George Jones said:these are quite different things.
lavinia said:These responses are all interesting but the question still stands unanswered.
CRGreathouse said:See post #2. No such explicit example can be constructed.
lavinia said:The properties of such a set could potentially be described without an explicit construction. One might appeal to the Well Ordering Principle to obtain a mapping of the reals onto one of the uncountable ordinals whose cardinality is possible for the continuum.
From there one might be able to say something about a subset of cardinality Aleph1 e.g. maybe that it must have Lebesque measure zero.
Jarle said:The continuum hypothesis is undecidable even in ZFC, so you could not construct (nor "construct" using the well ordering principle) such a subset. It is undecidable; it has been shown that it cannot be proved nor disproved in ZFC. The bridge cannot be built from the axioms to the statement.

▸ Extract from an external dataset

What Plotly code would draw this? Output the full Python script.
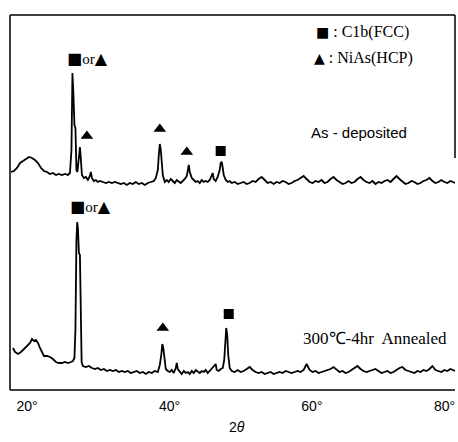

yossell said:What's the claim, CR? I'm not following you. That you can't construct an example? Or that you can `construct' an example, but it gives you no insight? Perhaps Lavinia could be the judge of whether she finds insightful or not.
Whether or not the continuum hypothesis is true, one can give examples of aleph_1 subsets of the real numbers. Just take a mapping from the reals between 0 and 1 onto the ordinals; then consider that subset of these reals which, by this function, are mapped onto aleph_1.
Of course, I agree that this is an uninteresting example, for many reasons. One reason is that this subset may be nothing more than the interval (01) again. Another reason is that the construction goes through whether or not continuum hypothesis holds, and so may not have been what Lavinia wanted when it was explicitly assumed that CH failed. I agree that, at least for me, there's no insight here - at least for me.
Lavinia seemed to make it clear that he/she wasn't asking for an explicit constructible example - whatever that means (do you think the reals are constructible?). But (IMO) Lavinia's right that it's just not true that a description of the relevant set somehow contradicts the undecidability of the CH.
micromass said:Let's presume that the continuum hypothesis is false. Then there exists a set X of cardinality [tex]\aleph_1[/tex] in [tex]\mathbb{R}[/tex].
yossell said:What's the claim, CR? I'm not following you. That you can't construct an example? Or that you can `construct' an example, but it gives you no insight?
yossell said:there exists a set of cardinality [tex]\aleph_1[/tex] in [tex]\mathbb{R} whether the continuum hypothesis is true or false
CRGreathouse said:That you can 'construct' but cannot construct.
Correct. I don't know why you keep bringing this up, though. I think it was evident to everyone participating on this thread before you mentioned it
yossell said:Thanks. I brought it up because the argument seemed to be `suppose CH is false. Then there is a subset of the reals which is of cardinality aleph-1'. But the supposition does no real work in getting the conclusion. So I was puzzled by the role of the supposition in people's thought.
CRGreathouse said:In post #25, for example, the assumption is needed for the "know nothing about it" claim. With CH, we can explicitly construct sets of cardinality aleph_1; without, we cannot.
lavinia said:I think that this thread has lost its seam. The original question that I asked is not being discussed.
yossell said:I'm really perplexed. Could you help me by explaining your notion of explicit constructibility?
micromass said:Do you also consider the law of excluded middle as inconstructive??
micromass said:Do you also consider the law of excluded middle as inconstructive??